Press reports about Geoghan's murder, based on information from Conte's office, detailed how Druce slipped into Geoghan's cell during a lunch break, just before the prisoners were locked up again. After jamming the door shut, Druce allegedly bound Geoghan's hands behind his back with a t-shirt, threw him on the floor, then strangled the ex-priest with a sock, tightening the noose with a shoe and a pillow case. Druce is reported next to have jumped on Geoghan's chest from the cell's bed. Conte said that it was "definitely possible" that Druce planned to castrate Geoghan with a razor he had in his pocket.

On August 28, The Herald reported that MCLS' James Pingeon has heard from Druce and another inmate that Druce was beaten badly by prison guards after Geoghan's murder. An Associated Press report on August 27 said that Druce's attorney, John LaChance planned to offer an insanity defense, though an unidentified individual who responded to a call to his law office emphasized that that approach was only one of several being considered.

While several of Geoghan's victims have been quoted in press accounts voicing relief and even joy that the convicted pedophile has met his end, Mitchell Garabedian, an attorney who represents the 147 people who have alleged abuse by the ex-priest, told Gay City News, "Any happiness anyone felt lasted for only 30 seconds." In his view, "Geoghan should have stayed in jail and faced more criminal cases and more civil cases so that the public would have been made more aware of the wrongdoing involved here."

Garabedian acknowledged that because of the fine points of state statute, Geoghan's conviction in the fondling case, which was under appeal, will likely be overturned.

"His guilty verdict was a symbol to the victims that they were right and Geoghan and [former Cardinal] Law and [former Auxiliary Bishop] Thomas Daly were wrong," he said. "That helped the victims and it is very sad for everyone that it may now officially change."

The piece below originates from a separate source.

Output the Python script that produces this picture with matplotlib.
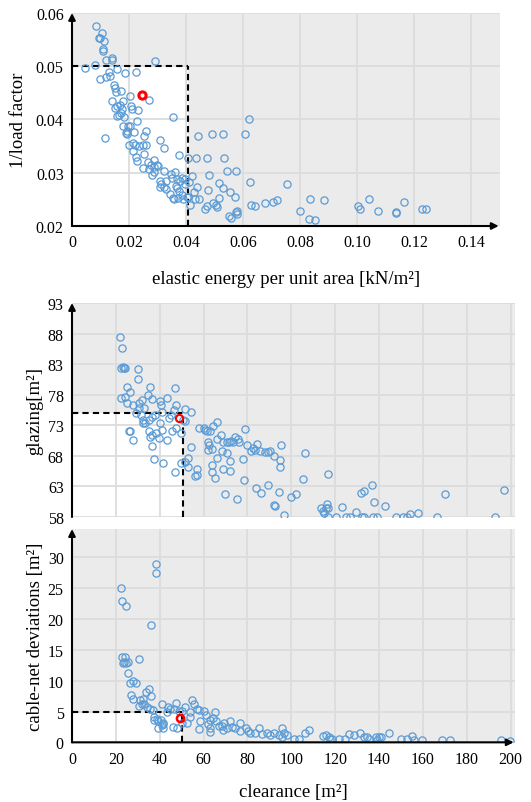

Garabedian mentioned that two of his clients had contacted him expressing guilt over the role that their accusations may have played in Geoghan's death.

Garabedian, who negotiated the $10 million settlement with the Boston archdiocese last year on behalf of 86 abuse victims of Geoghan, is representing another 26 of his alleged victims in negotiations with the church that involve a total of 542 accusers against numerous priests. Last week, the archdiocese offered a $65 million settlement. Garabedian said he was not concerned that the dismissal of Geoghan's conviction would impair his representation of any clients.

"After investigating charges against Geoghan since 1994, I am confident of the ability the claims of my clients in civil court," he said.